Live Show -- DAM at Scoot Inn

Thirty years after hip-hop began in the streets of New York, it has become the soundtrack for youthful discontent worldwide. As one of the members of DAM, a rap group from the Palestinian city of Lod, declared: “We wrote these songs for the ghettos all over the world: the ghettos in Asia, in Europe, in Palestine and the U.S.”

DAM, one of the biggest names in Arabic rap, made their first appearance in Texas at Scoot Inn on Thursday. Fresh off an intercontinental flight, they gave a brief but energetic performance to an enthusiastic crowd of around 100.

DAM is made up of three Palestinian rappers — Tamer Nafer, his younger brother Suhell and their childhood friend Mahmoud Jreri. Their music is a multicultural mix — Arabic lyrics with rapid-fire American-inspired flows over sample-heavy Middle-Eastern sounding beats. Think Jay-Z’s “Big Pimpin” in Arabic. Since being founded in 1999, they’ve been on the forefront of a growing Palestinian rap scene.

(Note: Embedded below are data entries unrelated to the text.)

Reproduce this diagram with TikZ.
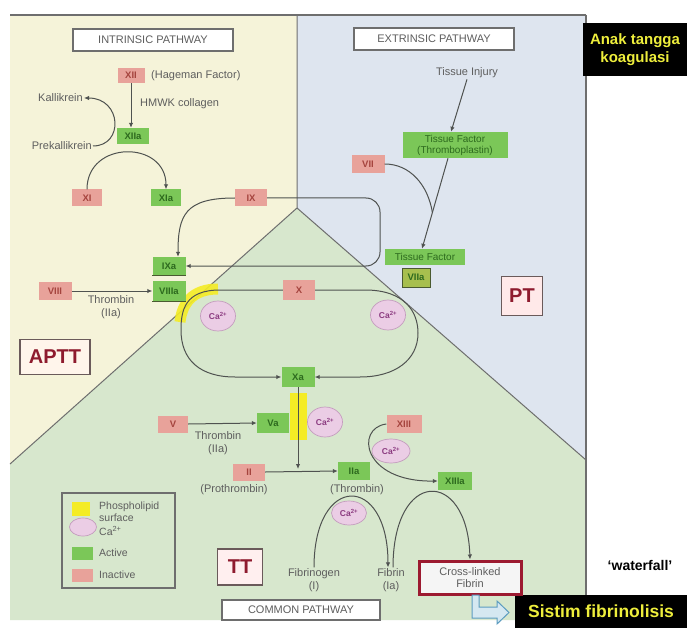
\documentclass[tikz,border=0pt]{standalone}
\usepackage{fontspec}
\setmainfont{Liberation Sans}
\usetikzlibrary{shapes.geometric,arrows.meta,calc}
\definecolor{bgyel}{HTML}{F5F3D9}
\definecolor{bgblu}{HTML}{DEE5EF}
\definecolor{bggrn}{HTML}{D7E7CD}
\definecolor{inactf}{HTML}{E8A29A}
\definecolor{inactt}{HTML}{A5443E}
\definecolor{actf}{HTML}{7BC758}
\definecolor{actt}{HTML}{2D6A1E}
\definecolor{caf}{HTML}{EBCDE5}
\definecolor{cad}{HTML}{C49DBE}
\definecolor{cat}{HTML}{8B3B80}
\definecolor{lblc}{HTML}{5E5E5E}
\definecolor{linec}{HTML}{4F5250}
\definecolor{framec}{HTML}{6E6E6E}
\definecolor{tagd}{HTML}{6A5A5A}
\definecolor{tagt}{HTML}{8E1B2E}
\definecolor{crim}{HTML}{9C1A30}
\definecolor{phos}{HTML}{F4EC25}
\definecolor{ylw}{HTML}{EEEE3C}
\definecolor{olivef}{HTML}{A7BF4E}
\definecolor{hfill}{HTML}{D5E8F1}
\definecolor{hdraw}{HTML}{5C9CC0}
\definecolor{darkln}{HTML}{4A5A30}
\newcommand\lblfont{\fontsize{11}{12.5}\selectfont}
\begin{document}
\begin{tikzpicture}[x=1pt,y=-1pt,
  inact/.style={fill=inactf, text=inactt, minimum width=30pt, minimum height=17pt, inner sep=1pt, font=\fontsize{9.5}{10}\selectfont\bfseries},
  act/.style={fill=actf, text=actt, minimum width=30pt, minimum height=17pt, inner sep=1pt, font=\fontsize{9.5}{10}\selectfont\bfseries},
  ca/.style={ellipse, fill=caf, draw=cad, line width=0.7pt, minimum width=35pt, minimum height=30pt, inner sep=0pt, text=cat, font=\fontsize{8.5}{9}\selectfont\bfseries},
  lbl/.style={text=lblc, font=\lblfont, inner sep=1pt, align=center},
  lgtxt/.style={text=lblc, font=\fontsize{10.5}{12}\selectfont, inner sep=1pt, align=left, anchor=west},
  arr/.style={draw=linec, line width=1pt, -{Latex[length=5pt,width=4.5pt]}},
  ln/.style={draw=linec, line width=1pt},
  pathbox/.style={draw=framec, line width=1.5pt, fill=white, text=lblc, minimum width=160pt, minimum height=22pt, font=\fontsize{11}{12}\selectfont},
  tag/.style={draw=tagd, line width=1.2pt, text=tagt, font=\fontsize{20}{22}\selectfont\bfseries, inner sep=2pt},
  blackbox/.style={fill=black, text=ylw, align=center, inner sep=2pt}
]
\useasboundingbox (0,0) rectangle (687,628);
\fill[white] (0,0) rectangle (687,628);
% backgrounds
\fill[bgyel] (10,15) -- (297,15) -- (297,208) -- (10,464) -- cycle;
\fill[bgblu] (297,15) -- (586,15) -- (586,460) -- (297,208) -- cycle;
\fill[bggrn] (297,208) -- (586,460) -- (586,620) -- (10,620) -- (10,464) -- cycle;
\draw[framec, line width=1pt] (297,15) -- (297,208) -- (10,464);
\draw[framec, line width=1pt] (297,208) -- (586,460);
\draw[framec, line width=2pt] (10,15) -- (586,15);
\draw[framec, line width=1.5pt] (586,15) -- (586,620);
% phospholipid surfaces
\draw[phos, line width=11pt, opacity=0.9] (218,289) .. controls (192,289) and (182,304) .. (180,322);
\fill[phos] (290,393) rectangle (307,440);

% headers
\node[pathbox] (intr) at (153,40) {INTRINSIC PATHWAY};
\node[pathbox] (extr) at (434,39) {EXTRINSIC PATHWAY};
\node[pathbox, minimum width=158pt, minimum height=20pt] (comm) at (301,610) {COMMON PATHWAY};
\node[blackbox, minimum width=104pt, minimum height=53pt, font=\fontsize{15}{18}\selectfont\bfseries] (anak) at (635,49.5) {Anak tangga\\koagulasi};
\node[blackbox, minimum width=172pt, minimum height=33pt, font=\fontsize{17.5}{20}\selectfont\bfseries] (sistim) at (601,611.5) {Sistim fibrinolisis};
\node[font=\fontsize{14}{16}\selectfont\bfseries, text=black] (wf) at (640,565) {`waterfall'};

% intrinsic
\node[inact, minimum width=27pt, minimum height=15pt] (fxii) at (131,75.5) {XII};
\node[lbl, anchor=west] (hag) at (150,75.5) {(Hageman Factor)};
\node[act, minimum width=32pt, minimum height=16pt] (fxiia) at (133,136) {XIIa};
\node[lbl, anchor=west] (hmwk) at (139,104) {HMWK collagen};
\node[lbl, anchor=east] (kal) at (84,98) {Kallikrein};
\node[lbl, anchor=east] (prek) at (93,146) {Prekallikrein};
\node[inact] (fxi) at (87,198) {XI};
\node[act] (fxia) at (166,198) {XIa};
\node[inact, minimum width=32pt] (fix) at (251,198) {IX};
\node[act, minimum width=33pt, minimum height=18pt] (fixa) at (169,266) {IXa};
\node[act, minimum width=33pt, minimum height=20pt] (fviiia) at (169,291) {VIIIa};
\draw[darkln, line width=1.3pt] (fixa.south west) -- (fixa.south east);
\draw[darkln, line width=1.3pt] (fviiia.south west) -- (fviiia.south east);
\node[inact, minimum width=33pt, minimum height=18pt] (fviii) at (55,291) {VIII};
\node[lbl] (thr1) at (111,307) {Thrombin\\(IIa)};

% extrinsic
\node[lbl] (inj) at (467,73) {Tissue Injury};
\node[act, minimum width=105pt, minimum height=26pt, align=center, font=\fontsize{10}{11}\selectfont] (tf) at (455,145) {Tissue Factor\\(Thromboplastin)};
\node[inact, minimum width=33pt, minimum height=18pt] (fvii) at (368,164) {VII};
\node[act, minimum width=80pt, minimum height=16pt, font=\fontsize{10}{11}\selectfont] (tff) at (425,257) {Tissue Factor};
\node[fill=olivef, draw=darkln, line width=0.8pt, text=actt, minimum width=28pt, minimum height=19pt, inner sep=1pt, font=\fontsize{9.5}{10}\selectfont\bfseries] (fviia) at (416,277.5) {VIIa};
\node[tag, fill=pink!35!white, minimum width=41pt, minimum height=39pt] (pt) at (522,296) {PT};
\node[tag, fill=orange!8!white, minimum width=70pt, minimum height=35pt] (aptt) at (55,357) {APTT};

% common
\node[inact, minimum width=32pt, minimum height=20pt] (fx) at (299,290) {X};
\node[act, minimum width=33pt, minimum height=20pt] (fxa) at (298,377) {Xa};
\node[ca] (ca1) at (218,316) {Ca\textsuperscript{2+}};
\node[ca] (ca2) at (388,315) {Ca\textsuperscript{2+}};
\node[inact] (fv) at (173,424) {V};
\node[act, minimum width=32pt, minimum height=20pt] (fva) at (273,423) {Va};
\node[ca] (ca3) at (325,422) {Ca\textsuperscript{2+}};
\node[lbl] (thr2) at (218,443) {Thrombin\\(IIa)};
\node[inact, minimum width=32pt] (fii) at (249,472) {II};
\node[lbl] (proth) at (234,490) {(Prothrombin)};
\node[act, minimum width=32pt, minimum height=18pt] (fiia) at (354,471) {IIa};
\node[lbl] (thrl) at (357,490) {(Thrombin)};
\node[inact, minimum width=35pt, minimum height=18pt] (fxiii) at (404,424) {XIII};
\node[ca, minimum width=38pt, minimum height=24pt] (ca4) at (391,451) {Ca\textsuperscript{2+}};
\node[act, minimum width=34pt, minimum height=18pt] (fxiiia) at (455,481) {XIIIa};
\node[ca, minimum width=35pt, minimum height=24pt] (ca5) at (349,513) {Ca\textsuperscript{2+}};
\node[lbl] (fgn) at (314,580) {Fibrinogen\\(I)};
\node[lbl] (fbn) at (391,580) {Fibrin\\(Ia)};
\node[lbl, draw=crim, line width=3pt, fill=white!92!gray, minimum width=102pt, minimum height=33pt] (clf) at (470,577.5) {Cross-linked\\Fibrin};
\node[tag, fill=pink!25!white, minimum width=45pt, minimum height=36pt] (tt) at (240,567) {TT};

% legend
\draw[framec, line width=1.5pt] (62,493) rectangle (175,588);
\node[fill=phos, minimum width=18pt, minimum height=14pt, inner sep=0pt] (lgp) at (81,509) {};
\node[lgtxt] (lgpt) at (98,512) {Phospholipid\\surface};
\node[ca, minimum width=27pt, minimum height=18pt] (lgc) at (83,527) {};
\node[lgtxt] (lgct) at (98,531) {Ca\textsuperscript{2+}};
\node[fill=actf, minimum width=21pt, minimum height=13pt, inner sep=0pt] (lga) at (82,553) {};
\node[lgtxt] (lgat) at (98,553) {Active};
\node[fill=inactf, minimum width=21pt, minimum height=13pt, inner sep=0pt] (lgi) at (82,575) {};
\node[lgtxt] (lgit) at (98,575) {Inactive};

% connectors
\draw[arr] (fxii.south) -- (fxii.south |- fxiia.north);
\draw[arr] (prek.east) .. controls (124,146) and (122,98) .. (kal.east);
\draw[arr] (fxi.north) .. controls (87,140) and (166,140) .. (fxia.north);
\draw[arr] (fix.west) .. controls (185,198) and (178,215) .. ([xshift=9pt]fixa.north);
\draw[arr, rounded corners=14pt] (fix.east) -- (380,198) -- (380,266) -- (fixa.east);
\draw[arr] (fviii.east) -- (fviiia.west);
\draw[arr] (inj.south) -- ([xshift=-4pt]tf.north);
\draw[arr] ([xshift=-7pt]tf.south) -- coordinate[pos=0.6] (mrg) ([xshift=-3pt]tff.north);
\draw[ln] (fvii.east) .. controls (410,164) and (428,185) .. (mrg);
\draw[arr] (fx.west) -- (220,290) .. controls (185,290) and (181,310) .. (181,330) .. controls (181,360) and (200,377) .. (235,377) -- (fxa.west);
\draw[arr] (fx.east) -- (365,290) .. controls (405,290) and (418,312) .. (418,333) .. controls (418,360) and (395,377) .. (360,377) -- (fxa.east);
\draw[arr] (fv.east) -- (fva.west);
\draw[arr] (fxa.south) -- ($(fxa.south |- fii.east)+(0,-3)$);
\draw[arr] (fii.east) -- (fiia.west);
\draw[arr] (fxiii.west) .. controls (355,428) and (362,482) .. (fxiiia.west);
\draw[arr] (fgn.north) .. controls (314,473) and (388,473) .. ([xshift=-3pt]fbn.north);
\draw[arr] ([xshift=2pt]fbn.north) .. controls (393,468) and (467,468) .. (clf.north);
\filldraw[fill=hfill, draw=hdraw, line width=1pt] (472,595) -- (479,595) -- (479,607) -- (497,607) -- (497,601) -- (509,612.5) -- (497,624) -- (497,618) -- (472,618) -- cycle;
\end{tikzpicture}
\end{document}
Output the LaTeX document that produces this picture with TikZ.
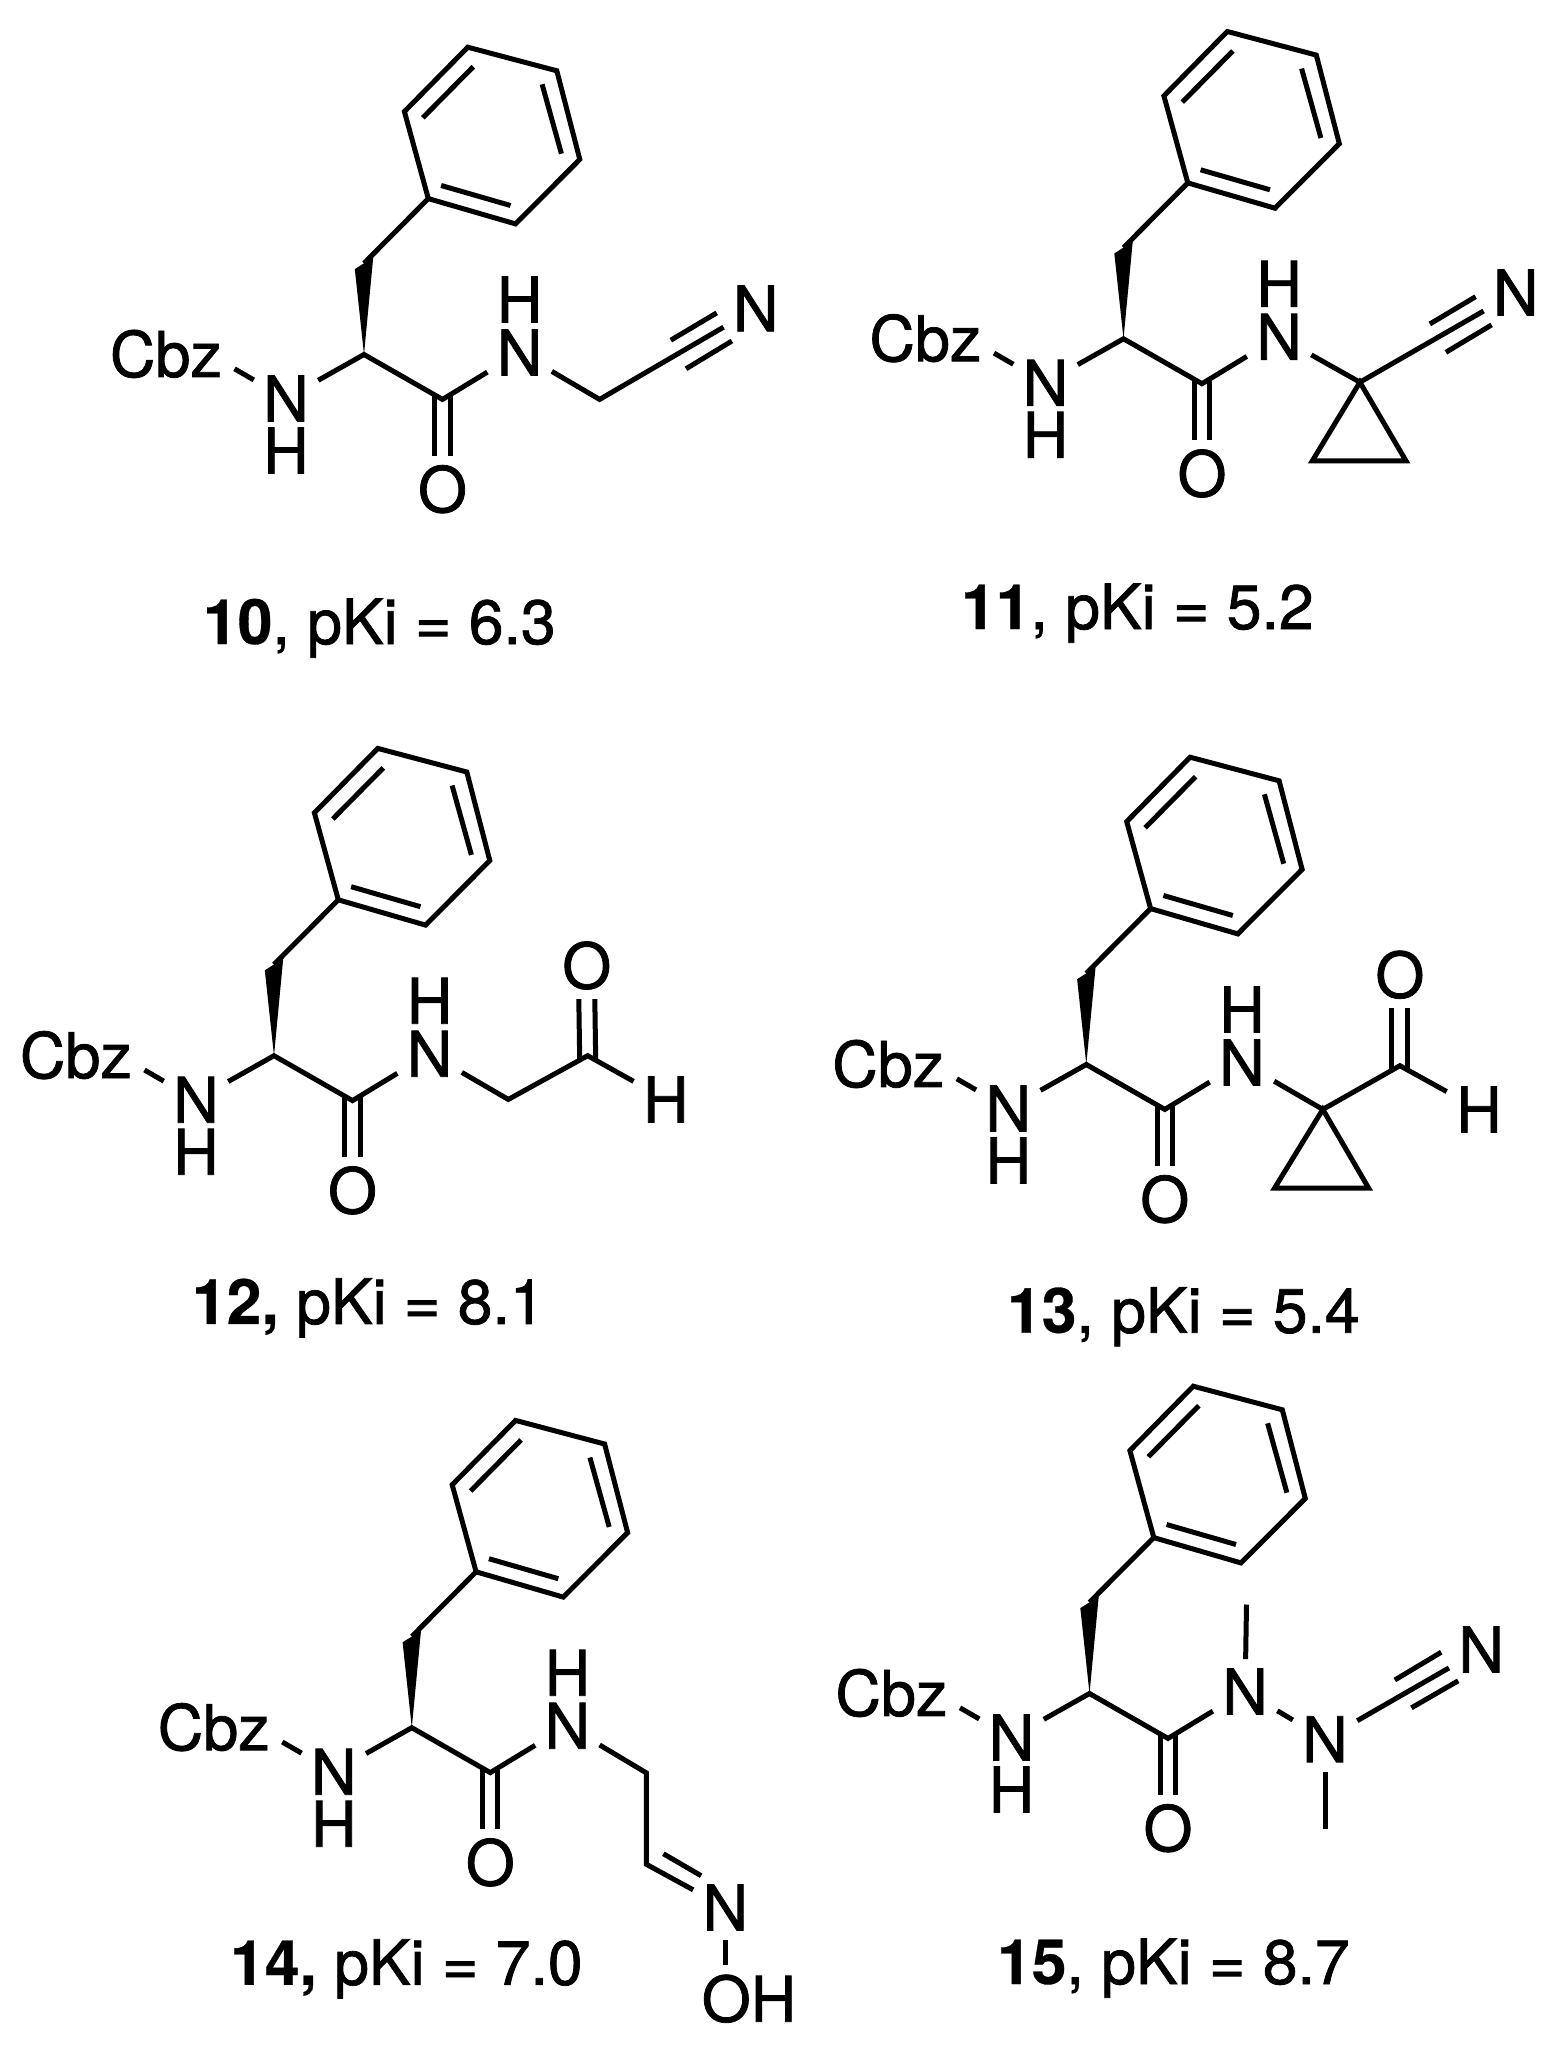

The crowd was a mix of Arabic speakers familiar with the group and merely curious non-Arabic speakers. And despite rapping in Arabic, DAM did a good job of involving the English-speaking section. Tamer talked to the audience in English between songs as well as free-styling over more familiar beats like Busta Rhymes “Touch It.” Hip-hop became a bridge between different cultures, and by the end of the show, the whole crowd was chanting for them to do an encore.

They saved their biggest and most controversial song for the finale: “Min Irhabi” (Who’s The Terrorist). It’s music with a message - DAM’s hope is that sympathy for the Palestinian cause will follow appreciation for their music. Social criticism has always inspired great music, and when DAM talked about the Israeli/Palestinian conflict, the anger was palpable.